I am wise enough to know all experience is authentic, but if I let myself, I can get lost in the fantasy of being someone else. Thank god, somewhere along the way I discovered irony. It's gotten me through a lot. I can be both inside and outside my experience - enjoying the moment, laughing about it as I observe the hilarity and teeter-totter on the edge of many identities. I am not one thing or another, but some of this and some of that. I don't fit into one specific box, but as I've discovered, neither does anyone else really. And depending on how strong or weak I am feeling on a given day, I may be no more than my skin, flesh and gender. Depends whose doing the looking and how far they push their projections. Not to mention my hormones, they seem to color an awful lot lately.

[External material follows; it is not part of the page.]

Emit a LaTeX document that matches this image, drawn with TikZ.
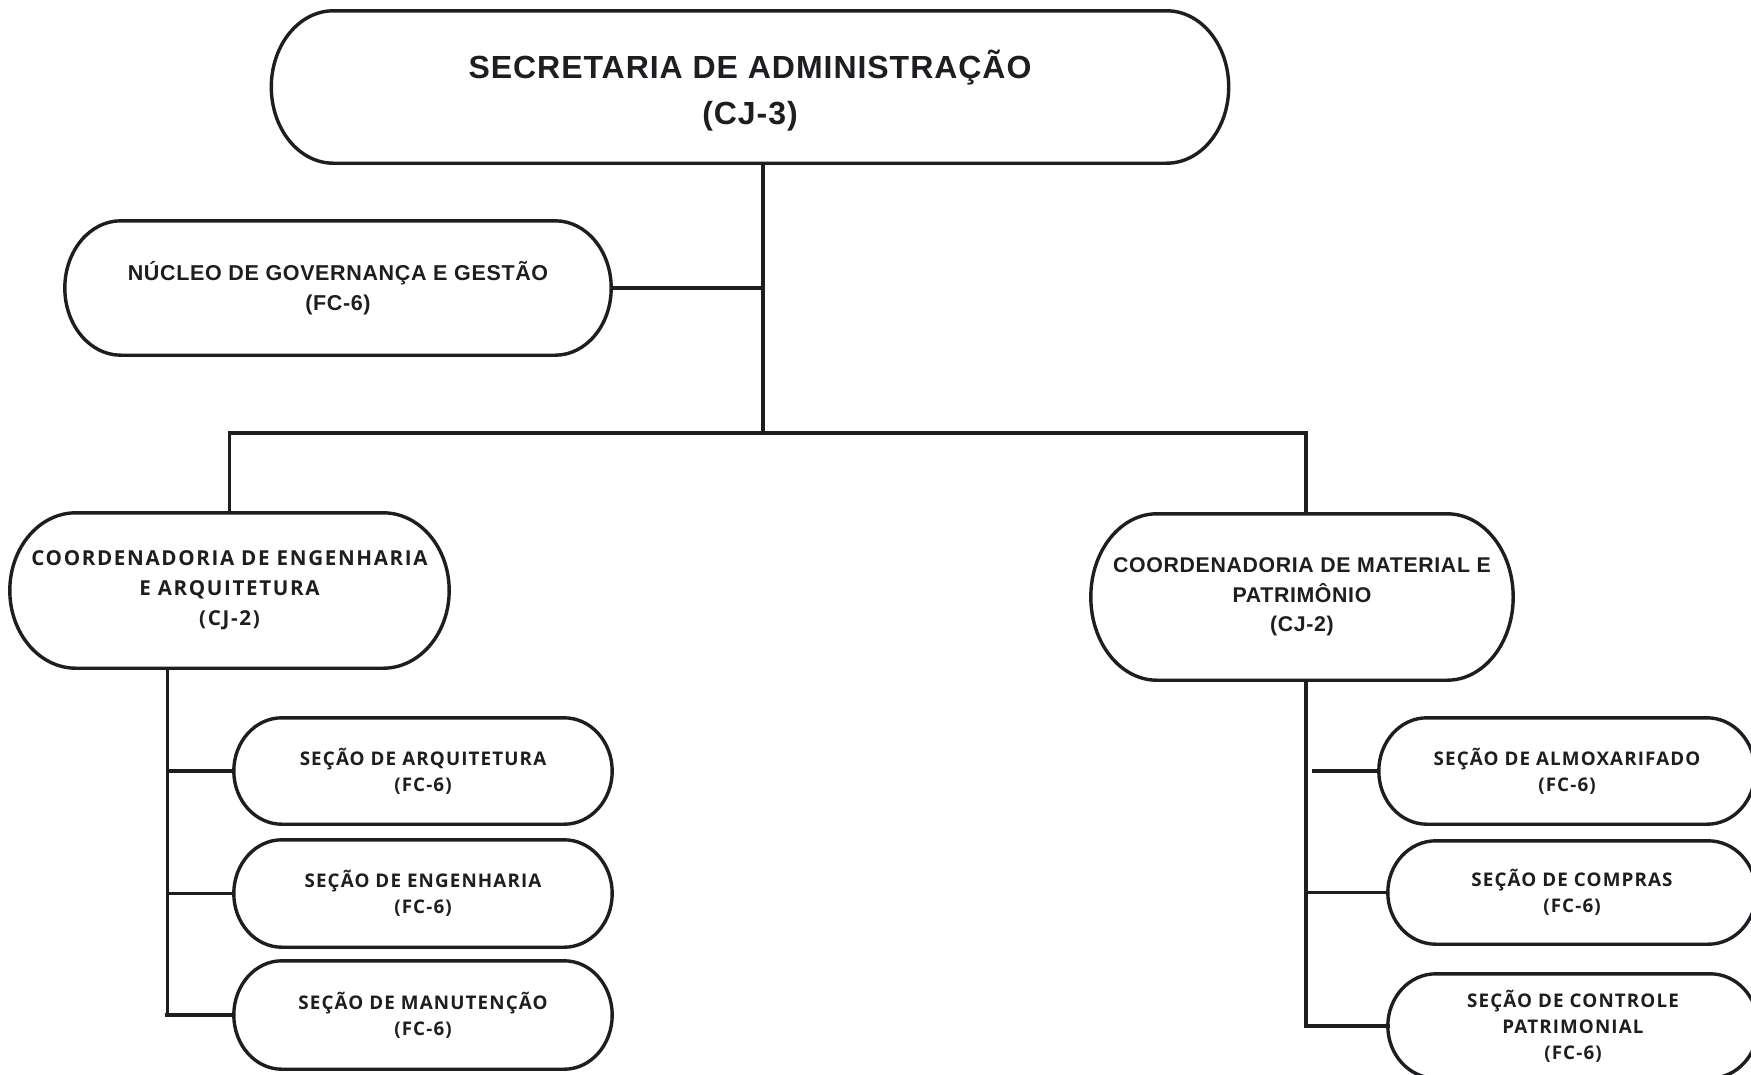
\documentclass[tikz,border=0pt]{standalone}
\usepackage{fontspec}
\setmainfont{Open Sans}
\newfontfamily\wideb[LetterSpace=8]{Open Sans}
\newfontfamily\secb[LetterSpace=6]{Open Sans}
\newfontfamily\narrowb[LetterSpace=3]{Liberation Sans}
\usetikzlibrary{calc}
\definecolor{ink}{HTML}{1E1E22}
\newcommand\pillout[2]{%
  \draw[boxline] let \p1=(#1.north west), \p2=(#1.south east), \n1={(\y1-\y2)/2} in
   ({\x1+#2pt},\y1) -- ({\x2-#2pt},\y1)
   arc[start angle=90,end angle=-90,x radius=#2pt,y radius=\n1]
   -- ({\x1+#2pt},\y2)
   arc[start angle=270,end angle=90,x radius=#2pt,y radius=\n1] -- cycle;}
\begin{document}
\begin{tikzpicture}[x=1pt,y=1pt,
  box/.style={draw=none, rectangle, inner sep=0pt, align=center, text=ink},
  boxline/.style={draw=ink, line width=3.4pt},
  link/.style={draw=ink, line width=3.4pt},
  topfont/.style={font=\narrowb\bfseries\fontsize{32}{46}\selectfont},
  narrowfont/.style={font=\narrowb\bfseries\fontsize{21.5}{30}\selectfont},
  cfont/.style={font=\wideb\bfseries\fontsize{20.6}{30}\selectfont},
  sfont/.style={font=\secb\bfseries\fontsize{18.8}{26}\selectfont}]
\useasboundingbox (0,0) rectangle (1751,-1074);
\clip (0,0) rectangle (1751,-1074);
\fill[white] (0,0) rectangle (1751,-1074);

% nodes
\node[box, minimum width=957, minimum height=152] (top) at (750,-87) {};
\node[box, topfont, anchor=center] (toptext) at (750,-91) {SECRETARIA DE ADMINISTRAÇÃO\\(CJ-3)};
\node[box, narrowfont, minimum width=546, minimum height=134] (nuc) at (338,-288) {NÚCLEO DE GOVERNANÇA E GESTÃO\\(FC-6)};
\node[box, cfont, minimum width=439, minimum height=155] (ceng) at (229.5,-590.5) {COORDENADORIA DE ENGENHARIA\\E ARQUITETURA\\(CJ-2)};
\node[box, font=\narrowb\bfseries\fontsize{21.3}{29.5}\selectfont, minimum width=422, minimum height=166] (cmat) at (1302,-597) {COORDENADORIA DE MATERIAL E\\PATRIMÔNIO\\(CJ-2)};

\node[box, sfont, minimum width=378, minimum height=106] (s1) at (423,-771) {SEÇÃO DE ARQUITETURA\\(FC-6)};
\node[box, sfont, minimum width=378, minimum height=107] (s2) at (423,-893.5) {SEÇÃO DE ENGENHARIA\\(FC-6)};
\node[box, sfont, minimum width=378, minimum height=108] (s3) at (423,-1015) {SEÇÃO DE MANUTENÇÃO\\(FC-6)};

\node[box, sfont, minimum width=376, minimum height=106] (r1) at (1567,-771) {SEÇÃO DE ALMOXARIFADO\\(FC-6)};
\node[box, sfont, minimum width=368, minimum height=103] (r2) at (1572,-892.5) {SEÇÃO DE COMPRAS\\(FC-6)};
\node[box, sfont, minimum width=370, minimum height=104] (r3) at (1573,-1026) {SEÇÃO DE CONTROLE\\PATRIMONIAL\\(FC-6)};

% outlines
\pillout{top}{62}
\pillout{nuc}{56}
\pillout{ceng}{66}
\pillout{cmat}{66}
\pillout{s1}{48}
\pillout{s2}{48}
\pillout{s3}{48}
\pillout{r1}{48}
\pillout{r2}{48}
\pillout{r3}{48}

% junctions
\coordinate (jn) at (763,-288);
\coordinate (jm) at (763,-433);
\coordinate (jl) at (229.5,-433);
\coordinate (jr) at (1306,-433);
\coordinate (lt) at (167.5,-1013);
\coordinate (rt) at (1306,-1024);

% connectors
\draw[link] (jm |- top.south) -- (jm);
\draw[link] (nuc.east) -- (jn);
\draw[link, line cap=rect] (jl) -- (jr);
\draw[link] (jl) -- (ceng.north);
\draw[link] (jr) -- (jr |- cmat.north);
\draw[link] (lt |- ceng.south) -- (lt);
\draw[link] (lt |- s1.west) -- (s1.west);
\draw[link] (lt |- s2.west) -- (s2.west);
\draw[link] ([xshift=-3pt]lt |- s3.west) -- (s3.west);
\draw[link] (rt |- cmat.south) -- (rt);
\draw[link] ([xshift=6pt]rt |- r1.west) -- (r1.west);
\draw[link] (rt |- r2.west) -- (r2.west);
\draw[link, line cap=rect] (rt |- r3.west) -- (r3.west);
\end{tikzpicture}
\end{document}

So - last night me and my partner Em and two good friends went to see Margaret Cho, a rebel Korean American in your face raunchy-mouthed beautiful wonder. I wore my dreidel earrings and laughed until I peed over thumb-nail porn, butch women who turn out to be straight, pot lollipops, sex and more sex, and because it was Margaret, poop. She is profane and hilarious and makes me feel embraced for being exactly who I am.

Afterward, we traipsed through the elegant old-money lobbies of two Nob Hill hotels in San Francisco. I was taken by the huge bright Christmas trees, the fancy society ladies with their mink stoles and holiday bouquets and the elaborate Corinthian-inspired columns. I was reminded of The Breakers, a Vanderbilt house in Newport, RI built by the wealth produced during the Industrial Revolution. I visited the mansion one Christmas years ago and found myself overcome with emotion, crying as we toured the giant remant of wealth, so beautiful, disturbing and dreamy.

But it was the giant gingerbread house in the lobby of The Fairmont that really got me last night. It smelled so spicy and sweet I had the urge to spread myself across its surface and lick it from one candy to another, like an oral dot-to-dot. It made me feel both childlike and perverse. This is sort of how I feel about my love of Christmas.